Directive ▸
Give a verbatim copy of the lines below, minus the pictures.

Dataset excerpt ▸
+ + + +

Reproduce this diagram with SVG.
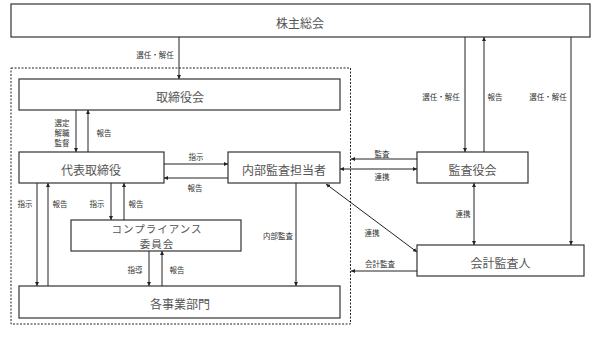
<svg xmlns="http://www.w3.org/2000/svg" width="598" height="359" viewBox="0 0 598 359">
<style>
.box{fill:#fff;stroke:#333;stroke-width:1.2}
.bt{font-family:"Noto Sans CJK JP","Liberation Serif",serif;font-size:12px;fill:#555;text-anchor:middle;dominant-baseline:central}
.bs{font-size:10.5px;letter-spacing:1px}
.lb{font-family:"Noto Sans CJK JP","Liberation Sans",sans-serif;font-size:7.5px;fill:#333;text-anchor:middle;dominant-baseline:central}
.ln{stroke:#222;stroke-width:1;fill:none}
.dash{fill:none;stroke:#222;stroke-width:1;stroke-dasharray:2,1.5}
</style>
<defs>
<marker id="ah" viewBox="0 0 6 6" refX="6" refY="3" markerWidth="4" markerHeight="4" markerUnits="userSpaceOnUse" orient="auto-start-reverse">
<path d="M0,0 L6,3 L0,6 z" fill="#222"/>
</marker>
</defs>
<rect width="598" height="359" fill="#fff"/>
<rect class="dash" x="11" y="68" width="339.5" height="256"/>
<g id="kabunushi"><rect class="box" x="11" y="4" width="579" height="33"/><text class="bt" x="300" y="22">株主総会</text></g>
<g id="torishimariyakukai"><rect class="box" x="19" y="79" width="321" height="31"/><text class="bt" x="180" y="96">取締役会</text></g>
<g id="daihyo"><rect class="box" x="19" y="152" width="145" height="31"/><text class="bt" x="91" y="169">代表取締役</text></g>
<g id="naibu"><rect class="box" x="228" y="152" width="112" height="31"/><text class="bt" x="284" y="169">内部監査担当者</text></g>
<g id="kansayakukai"><rect class="box" x="417" y="152" width="111" height="31"/><text class="bt" x="472.5" y="169">監査役会</text></g>
<g id="compliance"><rect class="box" x="71" y="220" width="170" height="31"/><text class="bt bs" x="157" y="228">コンプライアンス</text><text class="bt bs" x="157" y="243.5">委員会</text></g>
<g id="jigyobumon"><rect class="box" x="19" y="286" width="321" height="32"/><text class="bt" x="180" y="303.5">各事業部門</text></g>
<g id="kaikei"><rect class="box" x="417" y="245" width="167" height="31"/><text class="bt" x="500.5" y="262">会計監査人</text></g>
<g id="connectors">
<line class="ln" x1="179" y1="37" x2="179" y2="79" marker-end="url(#ah)"/>
<text class="lb" x="155" y="54">選任・解任</text>
<line class="ln" x1="76" y1="110" x2="76" y2="152" marker-end="url(#ah)"/>
<line class="ln" x1="88" y1="152" x2="88" y2="110" marker-end="url(#ah)"/>
<text class="lb" x="62" y="122">選定</text>
<text class="lb" x="62" y="132">解職</text>
<text class="lb" x="62" y="142">監督</text>
<text class="lb" x="104" y="132">報告</text>
<line class="ln" x1="164" y1="164" x2="228" y2="164" marker-end="url(#ah)"/>
<text class="lb" x="196" y="156">指示</text>
<line class="ln" x1="228" y1="178" x2="164" y2="178" marker-end="url(#ah)"/>
<text class="lb" x="195" y="187">報告</text>
<line class="ln" x1="465" y1="37" x2="465" y2="152" marker-end="url(#ah)"/>
<line class="ln" x1="484" y1="152" x2="484" y2="37" marker-end="url(#ah)"/>
<line class="ln" x1="571" y1="37" x2="571" y2="245" marker-end="url(#ah)"/>
<text class="lb" x="441" y="96">選任・解任</text>
<text class="lb" x="495" y="96">報告</text>
<text class="lb" x="548" y="96">選任・解任</text>
<line class="ln" x1="417" y1="159" x2="351" y2="159" marker-end="url(#ah)"/>
<text class="lb" x="382" y="153">監査</text>
<line class="ln" x1="340" y1="169" x2="417" y2="169" marker-start="url(#ah)" marker-end="url(#ah)"/>
<text class="lb" x="382" y="176">連携</text>
<line class="ln" x1="326" y1="184" x2="417" y2="252" marker-start="url(#ah)" marker-end="url(#ah)"/>
<text class="lb" x="372" y="232">連携</text>
<line class="ln" x1="474" y1="183" x2="474" y2="245" marker-start="url(#ah)" marker-end="url(#ah)"/>
<text class="lb" x="463" y="213">連携</text>
<line class="ln" x1="417" y1="271" x2="351" y2="271" marker-end="url(#ah)"/>
<text class="lb" x="380" y="263">会計監査</text>
<line class="ln" x1="37" y1="183" x2="37" y2="286" marker-end="url(#ah)"/>
<line class="ln" x1="48" y1="286" x2="48" y2="183" marker-end="url(#ah)"/>
<text class="lb" x="25" y="203">指示</text>
<text class="lb" x="60" y="203">報告</text>
<line class="ln" x1="111" y1="183" x2="111" y2="220" marker-end="url(#ah)"/>
<line class="ln" x1="124" y1="220" x2="124" y2="183" marker-end="url(#ah)"/>
<text class="lb" x="97" y="203">指示</text>
<text class="lb" x="136" y="203">報告</text>
<line class="ln" x1="149" y1="251" x2="149" y2="286" marker-end="url(#ah)"/>
<line class="ln" x1="162" y1="286" x2="162" y2="251" marker-end="url(#ah)"/>
<text class="lb" x="135" y="269">指導</text>
<text class="lb" x="177" y="269">報告</text>
<line class="ln" x1="296" y1="183" x2="296" y2="286" marker-end="url(#ah)"/>
<text class="lb" x="278" y="235">内部監査</text>
</g>
</svg>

+ + + +

Correct answer ▸
Reproduce this diagram with SVG.
<svg xmlns="http://www.w3.org/2000/svg" width="598" height="359" viewBox="0 0 598 359">
<style>
.box{fill:#fff;stroke:#333;stroke-width:1.2}
.bt{font-family:"Noto Sans CJK JP","Liberation Serif",serif;font-size:12px;fill:#555;text-anchor:middle;dominant-baseline:central}
.bs{font-size:10.5px;letter-spacing:1px}
.lb{font-family:"Noto Sans CJK JP","Liberation Sans",sans-serif;font-size:7.5px;fill:#333;text-anchor:middle;dominant-baseline:central}
.ln{stroke:#222;stroke-width:1;fill:none}
.dash{fill:none;stroke:#222;stroke-width:1;stroke-dasharray:2,1.5}
</style>
<defs>
<marker id="ah" viewBox="0 0 6 6" refX="6" refY="3" markerWidth="4" markerHeight="4" markerUnits="userSpaceOnUse" orient="auto-start-reverse">
<path d="M0,0 L6,3 L0,6 z" fill="#222"/>
</marker>
</defs>
<rect width="598" height="359" fill="#fff"/>
<rect class="dash" x="11" y="68" width="339.5" height="256"/>
<g id="kabunushi"><rect class="box" x="11" y="4" width="579" height="33"/><text class="bt" x="300" y="22">株主総会</text></g>
<g id="torishimariyakukai"><rect class="box" x="19" y="79" width="321" height="31"/><text class="bt" x="180" y="96">取締役会</text></g>
<g id="daihyo"><rect class="box" x="19" y="152" width="145" height="31"/><text class="bt" x="91" y="169">代表取締役</text></g>
<g id="naibu"><rect class="box" x="228" y="152" width="112" height="31"/><text class="bt" x="284" y="169">内部監査担当者</text></g>
<g id="kansayakukai"><rect class="box" x="417" y="152" width="111" height="31"/><text class="bt" x="472.5" y="169">監査役会</text></g>
<g id="compliance"><rect class="box" x="71" y="220" width="170" height="31"/><text class="bt bs" x="157" y="228">コンプライアンス</text><text class="bt bs" x="157" y="243.5">委員会</text></g>
<g id="jigyobumon"><rect class="box" x="19" y="286" width="321" height="32"/><text class="bt" x="180" y="303.5">各事業部門</text></g>
<g id="kaikei"><rect class="box" x="417" y="245" width="167" height="31"/><text class="bt" x="500.5" y="262">会計監査人</text></g>
<g id="connectors">
<line class="ln" x1="179" y1="37" x2="179" y2="79" marker-end="url(#ah)"/>
<text class="lb" x="155" y="54">選任・解任</text>
<line class="ln" x1="76" y1="110" x2="76" y2="152" marker-end="url(#ah)"/>
<line class="ln" x1="88" y1="152" x2="88" y2="110" marker-end="url(#ah)"/>
<text class="lb" x="62" y="122">選定</text>
<text class="lb" x="62" y="132">解職</text>
<text class="lb" x="62" y="142">監督</text>
<text class="lb" x="104" y="132">報告</text>
<line class="ln" x1="164" y1="164" x2="228" y2="164" marker-end="url(#ah)"/>
<text class="lb" x="196" y="156">指示</text>
<line class="ln" x1="228" y1="178" x2="164" y2="178" marker-end="url(#ah)"/>
<text class="lb" x="195" y="187">報告</text>
<line class="ln" x1="465" y1="37" x2="465" y2="152" marker-end="url(#ah)"/>
<line class="ln" x1="484" y1="152" x2="484" y2="37" marker-end="url(#ah)"/>
<line class="ln" x1="571" y1="37" x2="571" y2="245" marker-end="url(#ah)"/>
<text class="lb" x="441" y="96">選任・解任</text>
<text class="lb" x="495" y="96">報告</text>
<text class="lb" x="548" y="96">選任・解任</text>
<line class="ln" x1="417" y1="159" x2="351" y2="159" marker-end="url(#ah)"/>
<text class="lb" x="382" y="153">監査</text>
<line class="ln" x1="340" y1="169" x2="417" y2="169" marker-start="url(#ah)" marker-end="url(#ah)"/>
<text class="lb" x="382" y="176">連携</text>
<line class="ln" x1="326" y1="184" x2="417" y2="252" marker-start="url(#ah)" marker-end="url(#ah)"/>
<text class="lb" x="372" y="232">連携</text>
<line class="ln" x1="474" y1="183" x2="474" y2="245" marker-start="url(#ah)" marker-end="url(#ah)"/>
<text class="lb" x="463" y="213">連携</text>
<line class="ln" x1="417" y1="271" x2="351" y2="271" marker-end="url(#ah)"/>
<text class="lb" x="380" y="263">会計監査</text>
<line class="ln" x1="37" y1="183" x2="37" y2="286" marker-end="url(#ah)"/>
<line class="ln" x1="48" y1="286" x2="48" y2="183" marker-end="url(#ah)"/>
<text class="lb" x="25" y="203">指示</text>
<text class="lb" x="60" y="203">報告</text>
<line class="ln" x1="111" y1="183" x2="111" y2="220" marker-end="url(#ah)"/>
<line class="ln" x1="124" y1="220" x2="124" y2="183" marker-end="url(#ah)"/>
<text class="lb" x="97" y="203">指示</text>
<text class="lb" x="136" y="203">報告</text>
<line class="ln" x1="149" y1="251" x2="149" y2="286" marker-end="url(#ah)"/>
<line class="ln" x1="162" y1="286" x2="162" y2="251" marker-end="url(#ah)"/>
<text class="lb" x="135" y="269">指導</text>
<text class="lb" x="177" y="269">報告</text>
<line class="ln" x1="296" y1="183" x2="296" y2="286" marker-end="url(#ah)"/>
<text class="lb" x="278" y="235">内部監査</text>
</g>
</svg>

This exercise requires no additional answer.